Data extracted from a collection
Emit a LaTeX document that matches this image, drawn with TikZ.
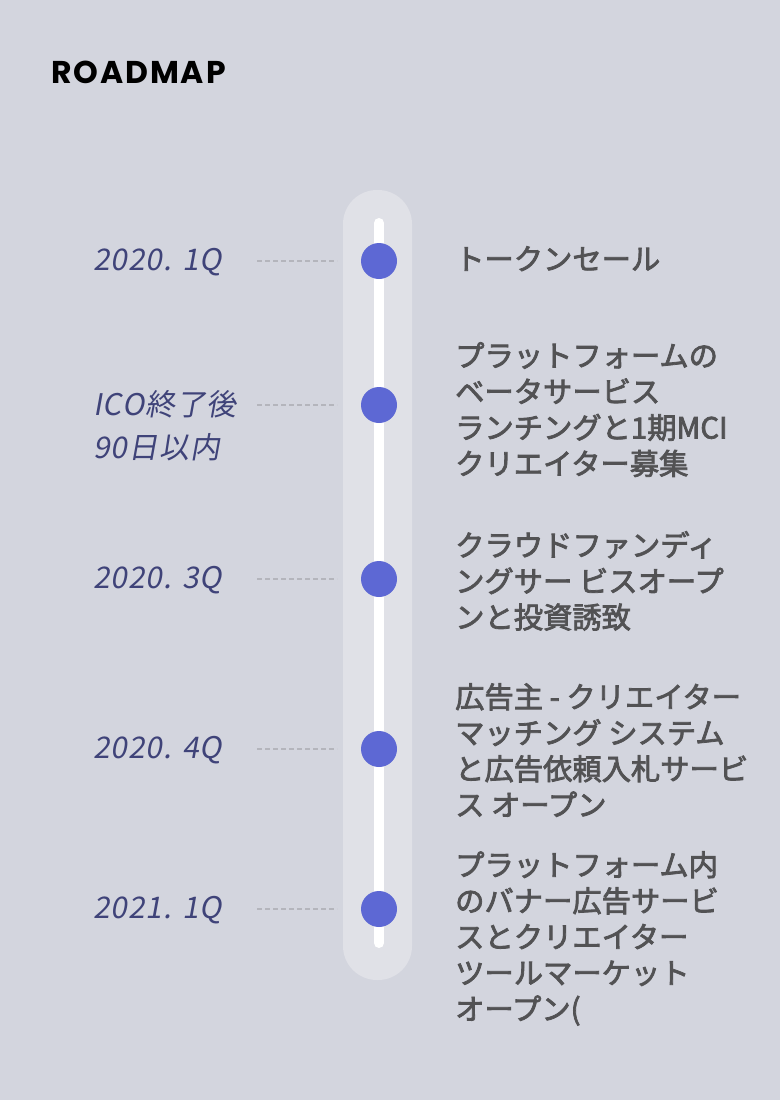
\documentclass[tikz,border=0pt]{standalone}
\usepackage{fontspec}
\newfontfamily\jp[FakeBold=2.6]{Noto Sans CJK JP}
\newfontfamily\jpit[FakeSlant=0.18, LetterSpace=3.5]{Noto Sans CJK JP}
\newfontfamily\pop[LetterSpace=6]{Poppins}
\definecolor{bg}{RGB}{211,213,222}
\definecolor{pill}{RGB}{224,225,231}
\definecolor{dotc}{RGB}{93,104,212}
\definecolor{datec}{RGB}{63,67,121}
\definecolor{txtc}{RGB}{82,82,84}
\definecolor{dashc}{RGB}{180,181,188}
\tikzset{
  dot/.style={circle, fill=dotc, minimum size=36pt, inner sep=0pt},
  datelbl/.style={anchor=west, inner sep=0pt, text=datec, font=\jpit\fontsize{29.8}{43}\selectfont, align=left},
  itemtxt/.style={anchor=north west, inner sep=0pt, text=txtc, font=\jp\fontsize{29.3}{36}\selectfont, align=left},
  leader/.style={draw=dashc, line width=1.3pt, dash pattern=on 5pt off 3pt},
}
\begin{document}
\begin{tikzpicture}[x=1pt,y=-1pt]
\useasboundingbox (0,0) rectangle (780,1100);
\fill[bg] (0,0) rectangle (780,1100);
\node[anchor=west, inner sep=0pt, font=\pop\bfseries\fontsize{31.5}{34}\selectfont] (title) at (51,72) {ROADMAP};
% track
\fill[pill, rounded corners=34pt] (343,190) rectangle (412,980);
\coordinate (ts) at (379,223);
\coordinate (te) at (379,943);
\draw[white, line width=10pt, line cap=round] (ts) -- (te);
% dots
\node[dot] (d1) at (379,261) {};
\node[dot] (d2) at (379,405) {};
\node[dot] (d3) at (379,579) {};
\node[dot] (d4) at (379,749) {};
\node[dot] (d5) at (379,909) {};
% leaders
\foreach \i/\y in {1/261,2/405,3/579,4/749,5/909}{
  \coordinate (la\i) at (257,\y);
  \coordinate (lb\i) at (337,\y);
  \draw[leader] (la\i) -- (lb\i);
}
% dates
\node[datelbl] (t1) at (93,262) {2020. 1Q};
\node[datelbl, anchor=north west] (t2) at (93,390) {ICO終了後\\90日以内};
\node[datelbl] (t3) at (93,580) {2020. 3Q};
\node[datelbl] (t4) at (93,750) {2020. 4Q};
\node[datelbl] (t5) at (93,910) {2021. 1Q};
% items
\node[itemtxt] (i1) at (455,246) {トークンセール};
\node[itemtxt] (i2) at (455,342) {プラットフォームの\\ベータサービス\\ランチングと1期MCI\\クリエイター募集};
\node[itemtxt] (i3) at (455,531) {クラウドファンディ\\ングサー ビスオープ\\ンと投資誘致};
\node[itemtxt] (i4) at (455,683) {広告主 - クリエイター\\マッチング システム\\と広告依頼入札サービ\\ス オープン};
\node[itemtxt] (i5) at (455,851) {プラットフォーム内\\のバナー広告サービ\\スとクリエイター\\ツールマーケット\\オープン(};
\end{tikzpicture}
\end{document}
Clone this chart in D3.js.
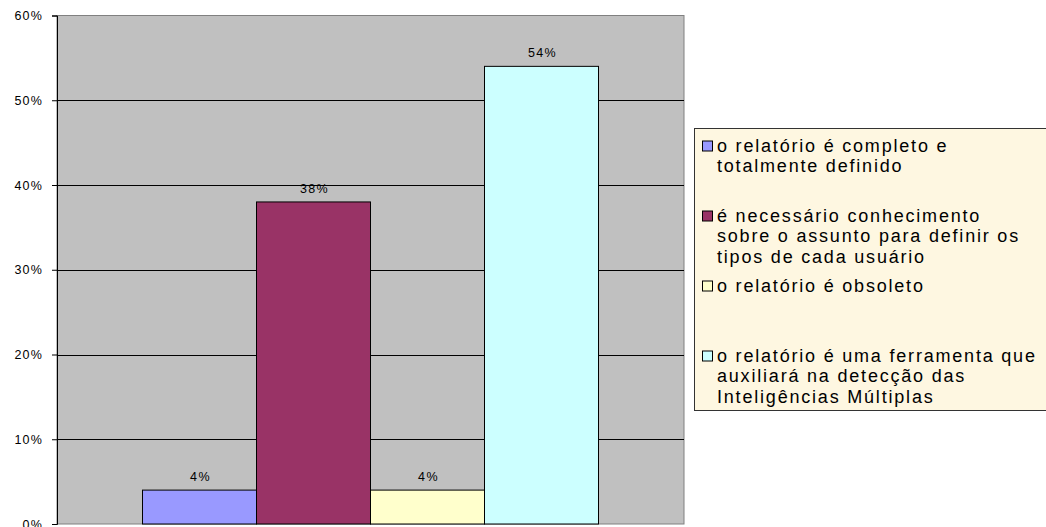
<!DOCTYPE html>
<html>
<head>
<meta charset="utf-8">
<script src="https://cdn.jsdelivr.net/npm/d3@7"></script>
<style>
  html, body { margin: 0; padding: 0; background: #fff; }
  svg { display: block; }
  text { font-family: "Liberation Sans", Arial, sans-serif; fill: #000; }
</style>
</head>
<body>
<svg id="chart" width="1046" height="527"></svg>
<script>
const categories = ["Avaliação"];
const seriesNames = [
  ["o relatório é completo e", "totalmente definido"],
  ["é necessário conhecimento", "sobre o assunto para definir os", "tipos de cada usuário"],
  ["o relatório é obsoleto"],
  ["o relatório é uma ferramenta que", "auxiliará na detecção das", "Inteligências Múltiplas"]
];
const seriesValues = [0.04, 0.38, 0.04, 0.54];
const seriesColors = ["#9999FF", "#993366", "#FFFFCC", "#CCFFFF"];
const yTicks = [0, 0.1, 0.2, 0.3, 0.4, 0.5, 0.6];

const svg = d3.select("#chart");
const plot = { left: 57, right: 684, top: 15.5, bottom: 524 };

const y = d3.scaleLinear().domain([0, 0.6]).range([plot.bottom, plot.top]);
const x0 = d3.scaleBand().domain(categories).range([plot.left, plot.right]).padding(0);
const barW = x0.bandwidth() / 5.5;
const x1 = d3.scaleBand().domain(d3.range(seriesValues.length))
  .range([barW * 0.75, x0.bandwidth() - barW * 0.75]).padding(0);

// plot background
svg.append("rect")
  .attr("x", plot.left).attr("y", plot.top)
  .attr("width", plot.right - plot.left).attr("height", plot.bottom - plot.top)
  .attr("fill", "#C0C0C0").attr("stroke", "#808080").attr("stroke-width", 1);

// gridlines
svg.append("g").selectAll("line").data(yTicks.filter(d => d > 0 && d < 0.6)).join("line")
  .attr("x1", plot.left).attr("x2", plot.right)
  .attr("y1", d => Math.round(y(d)) + 0.5).attr("y2", d => Math.round(y(d)) + 0.5)
  .attr("stroke", "#000").attr("stroke-width", 1);

// bars
const g = svg.append("g").attr("transform", `translate(${x0(categories[0])},0)`);
g.selectAll("rect").data(seriesValues).join("rect")
  .attr("x", (d, i) => x1(i))
  .attr("y", d => y(d))
  .attr("width", x1.bandwidth())
  .attr("height", d => y(0) - y(d))
  .attr("fill", (d, i) => seriesColors[i])
  .attr("stroke", "#000").attr("stroke-width", 1);

g.selectAll("text.lbl").data(seriesValues).join("text")
  .attr("class", "lbl")
  .attr("x", (d, i) => x1(i) + x1.bandwidth() / 2 + 1)
  .attr("y", d => y(d) - 9)
  .attr("text-anchor", "middle")
  .style("font-size", "12.5px").style("letter-spacing", "1.4px")
  .text(d => Math.round(d * 100) + "%");

// y axis
const yAxis = d3.axisLeft(y).tickValues(yTicks).tickFormat(d3.format(".0%")).tickSize(5).tickPadding(9);
const ax = svg.append("g").attr("transform", `translate(${plot.left},0)`).call(yAxis);
ax.select(".domain").attr("stroke", "#000");
ax.selectAll(".tick line").attr("stroke", "#000");
ax.selectAll(".tick text")
  .style("font-family", "'Liberation Sans', Arial, sans-serif")
  .style("font-size", "12.5px").style("letter-spacing", "1.2px").attr("fill", "#000");

// legend
const leg = svg.append("g");
leg.append("rect").attr("x", 694.5).attr("y", 128.5).attr("width", 360).attr("height", 282)
  .attr("fill", "#FEF7E1").attr("stroke", "#333").attr("stroke-width", 1);
const itemBase = 151.5, itemStep = 70, lineH = 20.5;
const items = leg.selectAll("g.item").data(seriesNames).join("g").attr("class", "item")
  .attr("transform", (d, i) => `translate(0,${itemBase + i * itemStep})`);
items.append("rect").attr("x", 702.5).attr("y", -10.5).attr("width", 10).attr("height", 10)
  .attr("fill", (d, i) => seriesColors[i]).attr("stroke", "#000").attr("stroke-width", 1);
items.each(function(lines) {
  const t = d3.select(this).append("text").attr("x", 717).attr("y", 0)
    .style("font-size", "18px").style("letter-spacing", "1.8px");
  lines.forEach((ln, j) => t.append("tspan").attr("x", 717).attr("y", j * lineH).text(ln));
});
</script>
</body>
</html>
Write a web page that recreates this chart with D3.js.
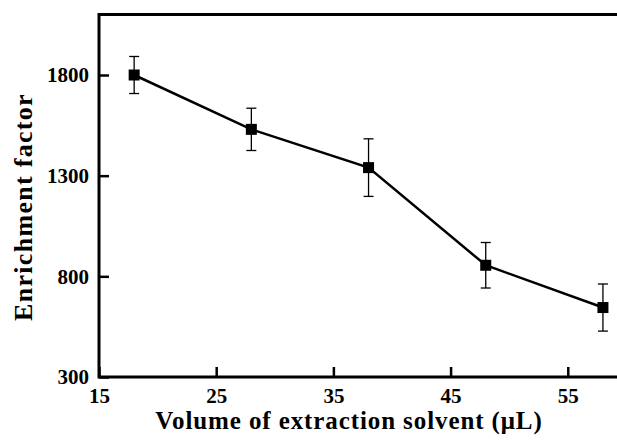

» **What to do**: Reproduce the listing word for word and omit its pictures.

» **Answer for the task**:
Emit a LaTeX document that matches this image, drawn with TikZ.
\documentclass[tikz,border=0pt]{standalone}
\usepackage{fontspec}
\newfontfamily\jp[FakeBold=2.6]{Noto Sans CJK JP}
\newfontfamily\jpit[FakeSlant=0.18, LetterSpace=3.5]{Noto Sans CJK JP}
\newfontfamily\pop[LetterSpace=6]{Poppins}
\definecolor{bg}{RGB}{211,213,222}
\definecolor{pill}{RGB}{224,225,231}
\definecolor{dotc}{RGB}{93,104,212}
\definecolor{datec}{RGB}{63,67,121}
\definecolor{txtc}{RGB}{82,82,84}
\definecolor{dashc}{RGB}{180,181,188}
\tikzset{
  dot/.style={circle, fill=dotc, minimum size=36pt, inner sep=0pt},
  datelbl/.style={anchor=west, inner sep=0pt, text=datec, font=\jpit\fontsize{29.8}{43}\selectfont, align=left},
  itemtxt/.style={anchor=north west, inner sep=0pt, text=txtc, font=\jp\fontsize{29.3}{36}\selectfont, align=left},
  leader/.style={draw=dashc, line width=1.3pt, dash pattern=on 5pt off 3pt},
}
\begin{document}
\begin{tikzpicture}[x=1pt,y=-1pt]
\useasboundingbox (0,0) rectangle (780,1100);
\fill[bg] (0,0) rectangle (780,1100);
\node[anchor=west, inner sep=0pt, font=\pop\bfseries\fontsize{31.5}{34}\selectfont] (title) at (51,72) {ROADMAP};
% track
\fill[pill, rounded corners=34pt] (343,190) rectangle (412,980);
\coordinate (ts) at (379,223);
\coordinate (te) at (379,943);
\draw[white, line width=10pt, line cap=round] (ts) -- (te);
% dots
\node[dot] (d1) at (379,261) {};
\node[dot] (d2) at (379,405) {};
\node[dot] (d3) at (379,579) {};
\node[dot] (d4) at (379,749) {};
\node[dot] (d5) at (379,909) {};
% leaders
\foreach \i/\y in {1/261,2/405,3/579,4/749,5/909}{
  \coordinate (la\i) at (257,\y);
  \coordinate (lb\i) at (337,\y);
  \draw[leader] (la\i) -- (lb\i);
}
% dates
\node[datelbl] (t1) at (93,262) {2020. 1Q};
\node[datelbl, anchor=north west] (t2) at (93,390) {ICO終了後\\90日以内};
\node[datelbl] (t3) at (93,580) {2020. 3Q};
\node[datelbl] (t4) at (93,750) {2020. 4Q};
\node[datelbl] (t5) at (93,910) {2021. 1Q};
% items
\node[itemtxt] (i1) at (455,246) {トークンセール};
\node[itemtxt] (i2) at (455,342) {プラットフォームの\\ベータサービス\\ランチングと1期MCI\\クリエイター募集};
\node[itemtxt] (i3) at (455,531) {クラウドファンディ\\ングサー ビスオープ\\ンと投資誘致};
\node[itemtxt] (i4) at (455,683) {広告主 - クリエイター\\マッチング システム\\と広告依頼入札サービ\\ス オープン};
\node[itemtxt] (i5) at (455,851) {プラットフォーム内\\のバナー広告サービ\\スとクリエイター\\ツールマーケット\\オープン(};
\end{tikzpicture}
\end{document}
Clone this chart in D3.js.
<!DOCTYPE html>
<html>
<head>
<meta charset="utf-8">
<script src="https://cdn.jsdelivr.net/npm/d3@7"></script>
<style>
  html, body { margin: 0; padding: 0; background: #fff; }
  svg { display: block; }
  text { font-family: "Liberation Sans", Arial, sans-serif; fill: #000; }
</style>
</head>
<body>
<svg id="chart" width="1046" height="527"></svg>
<script>
const categories = ["Avaliação"];
const seriesNames = [
  ["o relatório é completo e", "totalmente definido"],
  ["é necessário conhecimento", "sobre o assunto para definir os", "tipos de cada usuário"],
  ["o relatório é obsoleto"],
  ["o relatório é uma ferramenta que", "auxiliará na detecção das", "Inteligências Múltiplas"]
];
const seriesValues = [0.04, 0.38, 0.04, 0.54];
const seriesColors = ["#9999FF", "#993366", "#FFFFCC", "#CCFFFF"];
const yTicks = [0, 0.1, 0.2, 0.3, 0.4, 0.5, 0.6];

const svg = d3.select("#chart");
const plot = { left: 57, right: 684, top: 15.5, bottom: 524 };

const y = d3.scaleLinear().domain([0, 0.6]).range([plot.bottom, plot.top]);
const x0 = d3.scaleBand().domain(categories).range([plot.left, plot.right]).padding(0);
const barW = x0.bandwidth() / 5.5;
const x1 = d3.scaleBand().domain(d3.range(seriesValues.length))
  .range([barW * 0.75, x0.bandwidth() - barW * 0.75]).padding(0);

// plot background
svg.append("rect")
  .attr("x", plot.left).attr("y", plot.top)
  .attr("width", plot.right - plot.left).attr("height", plot.bottom - plot.top)
  .attr("fill", "#C0C0C0").attr("stroke", "#808080").attr("stroke-width", 1);

// gridlines
svg.append("g").selectAll("line").data(yTicks.filter(d => d > 0 && d < 0.6)).join("line")
  .attr("x1", plot.left).attr("x2", plot.right)
  .attr("y1", d => Math.round(y(d)) + 0.5).attr("y2", d => Math.round(y(d)) + 0.5)
  .attr("stroke", "#000").attr("stroke-width", 1);

// bars
const g = svg.append("g").attr("transform", `translate(${x0(categories[0])},0)`);
g.selectAll("rect").data(seriesValues).join("rect")
  .attr("x", (d, i) => x1(i))
  .attr("y", d => y(d))
  .attr("width", x1.bandwidth())
  .attr("height", d => y(0) - y(d))
  .attr("fill", (d, i) => seriesColors[i])
  .attr("stroke", "#000").attr("stroke-width", 1);

g.selectAll("text.lbl").data(seriesValues).join("text")
  .attr("class", "lbl")
  .attr("x", (d, i) => x1(i) + x1.bandwidth() / 2 + 1)
  .attr("y", d => y(d) - 9)
  .attr("text-anchor", "middle")
  .style("font-size", "12.5px").style("letter-spacing", "1.4px")
  .text(d => Math.round(d * 100) + "%");

// y axis
const yAxis = d3.axisLeft(y).tickValues(yTicks).tickFormat(d3.format(".0%")).tickSize(5).tickPadding(9);
const ax = svg.append("g").attr("transform", `translate(${plot.left},0)`).call(yAxis);
ax.select(".domain").attr("stroke", "#000");
ax.selectAll(".tick line").attr("stroke", "#000");
ax.selectAll(".tick text")
  .style("font-family", "'Liberation Sans', Arial, sans-serif")
  .style("font-size", "12.5px").style("letter-spacing", "1.2px").attr("fill", "#000");

// legend
const leg = svg.append("g");
leg.append("rect").attr("x", 694.5).attr("y", 128.5).attr("width", 360).attr("height", 282)
  .attr("fill", "#FEF7E1").attr("stroke", "#333").attr("stroke-width", 1);
const itemBase = 151.5, itemStep = 70, lineH = 20.5;
const items = leg.selectAll("g.item").data(seriesNames).join("g").attr("class", "item")
  .attr("transform", (d, i) => `translate(0,${itemBase + i * itemStep})`);
items.append("rect").attr("x", 702.5).attr("y", -10.5).attr("width", 10).attr("height", 10)
  .attr("fill", (d, i) => seriesColors[i]).attr("stroke", "#000").attr("stroke-width", 1);
items.each(function(lines) {
  const t = d3.select(this).append("text").attr("x", 717).attr("y", 0)
    .style("font-size", "18px").style("letter-spacing", "1.8px");
  lines.forEach((ln, j) => t.append("tspan").attr("x", 717).attr("y", j * lineH).text(ln));
});
</script>
</body>
</html>
Write a web page that recreates this chart with D3.js.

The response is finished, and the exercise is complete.